- **WHAT THE TASK ASKS**: Pictures within the data are to be left out; everything else must be reproduced exactly.

- **DATA EXCERPT**:
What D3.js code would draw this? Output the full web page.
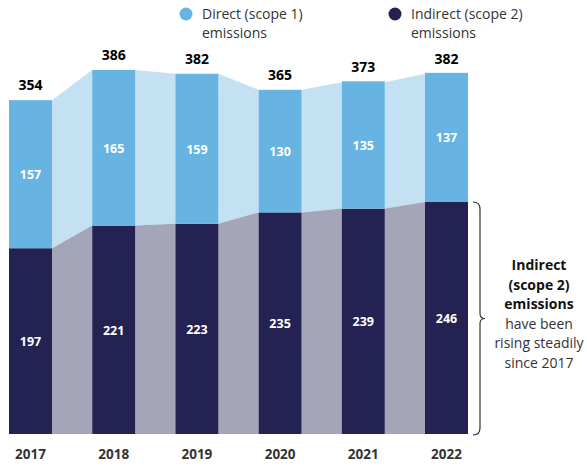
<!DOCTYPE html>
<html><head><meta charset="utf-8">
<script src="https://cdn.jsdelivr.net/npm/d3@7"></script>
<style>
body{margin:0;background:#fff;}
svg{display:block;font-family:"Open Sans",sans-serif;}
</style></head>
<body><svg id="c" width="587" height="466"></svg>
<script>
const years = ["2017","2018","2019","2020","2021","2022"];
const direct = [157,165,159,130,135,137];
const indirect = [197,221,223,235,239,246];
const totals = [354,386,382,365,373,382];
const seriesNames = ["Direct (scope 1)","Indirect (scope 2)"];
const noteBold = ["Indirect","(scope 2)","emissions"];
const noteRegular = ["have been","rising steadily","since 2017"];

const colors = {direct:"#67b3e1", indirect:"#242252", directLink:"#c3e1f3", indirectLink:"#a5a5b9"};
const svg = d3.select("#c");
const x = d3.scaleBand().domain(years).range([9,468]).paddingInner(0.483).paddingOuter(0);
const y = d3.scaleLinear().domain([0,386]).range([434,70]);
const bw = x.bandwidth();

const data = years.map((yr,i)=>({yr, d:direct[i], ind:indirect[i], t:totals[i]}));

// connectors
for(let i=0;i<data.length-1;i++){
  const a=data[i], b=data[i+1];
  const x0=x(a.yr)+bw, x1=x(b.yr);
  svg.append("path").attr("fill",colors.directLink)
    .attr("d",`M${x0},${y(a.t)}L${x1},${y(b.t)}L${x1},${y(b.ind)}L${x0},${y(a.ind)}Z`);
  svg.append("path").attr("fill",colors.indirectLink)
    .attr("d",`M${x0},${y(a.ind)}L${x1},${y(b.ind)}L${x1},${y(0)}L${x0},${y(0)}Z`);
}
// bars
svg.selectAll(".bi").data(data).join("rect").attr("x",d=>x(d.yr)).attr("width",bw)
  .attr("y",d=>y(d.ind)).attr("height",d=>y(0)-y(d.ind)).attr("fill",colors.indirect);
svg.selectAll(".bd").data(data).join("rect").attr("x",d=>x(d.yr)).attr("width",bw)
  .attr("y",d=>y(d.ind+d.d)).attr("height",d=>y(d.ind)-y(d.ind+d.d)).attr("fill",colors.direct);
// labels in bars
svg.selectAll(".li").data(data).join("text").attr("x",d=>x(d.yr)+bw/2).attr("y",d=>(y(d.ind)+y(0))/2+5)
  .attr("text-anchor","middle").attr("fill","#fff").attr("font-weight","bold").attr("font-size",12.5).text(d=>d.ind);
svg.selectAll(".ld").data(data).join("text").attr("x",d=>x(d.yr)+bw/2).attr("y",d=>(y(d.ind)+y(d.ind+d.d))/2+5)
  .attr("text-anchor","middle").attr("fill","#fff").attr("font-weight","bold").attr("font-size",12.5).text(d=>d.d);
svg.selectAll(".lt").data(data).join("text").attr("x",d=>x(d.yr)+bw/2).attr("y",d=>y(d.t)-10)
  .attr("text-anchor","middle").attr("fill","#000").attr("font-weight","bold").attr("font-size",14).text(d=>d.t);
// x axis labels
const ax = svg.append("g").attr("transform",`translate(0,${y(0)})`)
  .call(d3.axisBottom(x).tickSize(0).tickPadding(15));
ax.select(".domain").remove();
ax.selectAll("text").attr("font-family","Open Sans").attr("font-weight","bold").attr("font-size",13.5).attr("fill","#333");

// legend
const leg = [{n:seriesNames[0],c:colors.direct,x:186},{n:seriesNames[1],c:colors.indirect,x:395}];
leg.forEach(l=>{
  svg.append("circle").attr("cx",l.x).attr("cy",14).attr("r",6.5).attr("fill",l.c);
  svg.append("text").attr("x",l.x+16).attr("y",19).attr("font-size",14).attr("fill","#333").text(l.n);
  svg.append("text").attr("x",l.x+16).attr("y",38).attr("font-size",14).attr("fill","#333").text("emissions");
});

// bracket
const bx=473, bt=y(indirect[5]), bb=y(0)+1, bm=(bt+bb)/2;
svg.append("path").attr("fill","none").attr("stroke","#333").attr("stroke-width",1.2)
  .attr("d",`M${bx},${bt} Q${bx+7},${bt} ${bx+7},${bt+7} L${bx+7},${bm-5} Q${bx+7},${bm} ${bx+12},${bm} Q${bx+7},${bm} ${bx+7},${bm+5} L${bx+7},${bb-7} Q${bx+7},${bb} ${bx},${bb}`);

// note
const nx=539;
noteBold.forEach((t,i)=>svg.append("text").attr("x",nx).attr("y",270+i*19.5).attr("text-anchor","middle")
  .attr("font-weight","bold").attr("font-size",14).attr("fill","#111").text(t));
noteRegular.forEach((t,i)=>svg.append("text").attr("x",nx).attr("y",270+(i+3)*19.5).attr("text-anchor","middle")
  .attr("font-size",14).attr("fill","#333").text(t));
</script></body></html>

- **THE REPLY**:
What D3.js code would draw this? Output the full web page.
<!DOCTYPE html>
<html><head><meta charset="utf-8">
<script src="https://cdn.jsdelivr.net/npm/d3@7"></script>
<style>
body{margin:0;background:#fff;}
svg{display:block;font-family:"Open Sans",sans-serif;}
</style></head>
<body><svg id="c" width="587" height="466"></svg>
<script>
const years = ["2017","2018","2019","2020","2021","2022"];
const direct = [157,165,159,130,135,137];
const indirect = [197,221,223,235,239,246];
const totals = [354,386,382,365,373,382];
const seriesNames = ["Direct (scope 1)","Indirect (scope 2)"];
const noteBold = ["Indirect","(scope 2)","emissions"];
const noteRegular = ["have been","rising steadily","since 2017"];

const colors = {direct:"#67b3e1", indirect:"#242252", directLink:"#c3e1f3", indirectLink:"#a5a5b9"};
const svg = d3.select("#c");
const x = d3.scaleBand().domain(years).range([9,468]).paddingInner(0.483).paddingOuter(0);
const y = d3.scaleLinear().domain([0,386]).range([434,70]);
const bw = x.bandwidth();

const data = years.map((yr,i)=>({yr, d:direct[i], ind:indirect[i], t:totals[i]}));

// connectors
for(let i=0;i<data.length-1;i++){
  const a=data[i], b=data[i+1];
  const x0=x(a.yr)+bw, x1=x(b.yr);
  svg.append("path").attr("fill",colors.directLink)
    .attr("d",`M${x0},${y(a.t)}L${x1},${y(b.t)}L${x1},${y(b.ind)}L${x0},${y(a.ind)}Z`);
  svg.append("path").attr("fill",colors.indirectLink)
    .attr("d",`M${x0},${y(a.ind)}L${x1},${y(b.ind)}L${x1},${y(0)}L${x0},${y(0)}Z`);
}
// bars
svg.selectAll(".bi").data(data).join("rect").attr("x",d=>x(d.yr)).attr("width",bw)
  .attr("y",d=>y(d.ind)).attr("height",d=>y(0)-y(d.ind)).attr("fill",colors.indirect);
svg.selectAll(".bd").data(data).join("rect").attr("x",d=>x(d.yr)).attr("width",bw)
  .attr("y",d=>y(d.ind+d.d)).attr("height",d=>y(d.ind)-y(d.ind+d.d)).attr("fill",colors.direct);
// labels in bars
svg.selectAll(".li").data(data).join("text").attr("x",d=>x(d.yr)+bw/2).attr("y",d=>(y(d.ind)+y(0))/2+5)
  .attr("text-anchor","middle").attr("fill","#fff").attr("font-weight","bold").attr("font-size",12.5).text(d=>d.ind);
svg.selectAll(".ld").data(data).join("text").attr("x",d=>x(d.yr)+bw/2).attr("y",d=>(y(d.ind)+y(d.ind+d.d))/2+5)
  .attr("text-anchor","middle").attr("fill","#fff").attr("font-weight","bold").attr("font-size",12.5).text(d=>d.d);
svg.selectAll(".lt").data(data).join("text").attr("x",d=>x(d.yr)+bw/2).attr("y",d=>y(d.t)-10)
  .attr("text-anchor","middle").attr("fill","#000").attr("font-weight","bold").attr("font-size",14).text(d=>d.t);
// x axis labels
const ax = svg.append("g").attr("transform",`translate(0,${y(0)})`)
  .call(d3.axisBottom(x).tickSize(0).tickPadding(15));
ax.select(".domain").remove();
ax.selectAll("text").attr("font-family","Open Sans").attr("font-weight","bold").attr("font-size",13.5).attr("fill","#333");

// legend
const leg = [{n:seriesNames[0],c:colors.direct,x:186},{n:seriesNames[1],c:colors.indirect,x:395}];
leg.forEach(l=>{
  svg.append("circle").attr("cx",l.x).attr("cy",14).attr("r",6.5).attr("fill",l.c);
  svg.append("text").attr("x",l.x+16).attr("y",19).attr("font-size",14).attr("fill","#333").text(l.n);
  svg.append("text").attr("x",l.x+16).attr("y",38).attr("font-size",14).attr("fill","#333").text("emissions");
});

// bracket
const bx=473, bt=y(indirect[5]), bb=y(0)+1, bm=(bt+bb)/2;
svg.append("path").attr("fill","none").attr("stroke","#333").attr("stroke-width",1.2)
  .attr("d",`M${bx},${bt} Q${bx+7},${bt} ${bx+7},${bt+7} L${bx+7},${bm-5} Q${bx+7},${bm} ${bx+12},${bm} Q${bx+7},${bm} ${bx+7},${bm+5} L${bx+7},${bb-7} Q${bx+7},${bb} ${bx},${bb}`);

// note
const nx=539;
noteBold.forEach((t,i)=>svg.append("text").attr("x",nx).attr("y",270+i*19.5).attr("text-anchor","middle")
  .attr("font-weight","bold").attr("font-size",14).attr("fill","#111").text(t));
noteRegular.forEach((t,i)=>svg.append("text").attr("x",nx).attr("y",270+(i+3)*19.5).attr("text-anchor","middle")
  .attr("font-size",14).attr("fill","#333").text(t));
</script></body></html>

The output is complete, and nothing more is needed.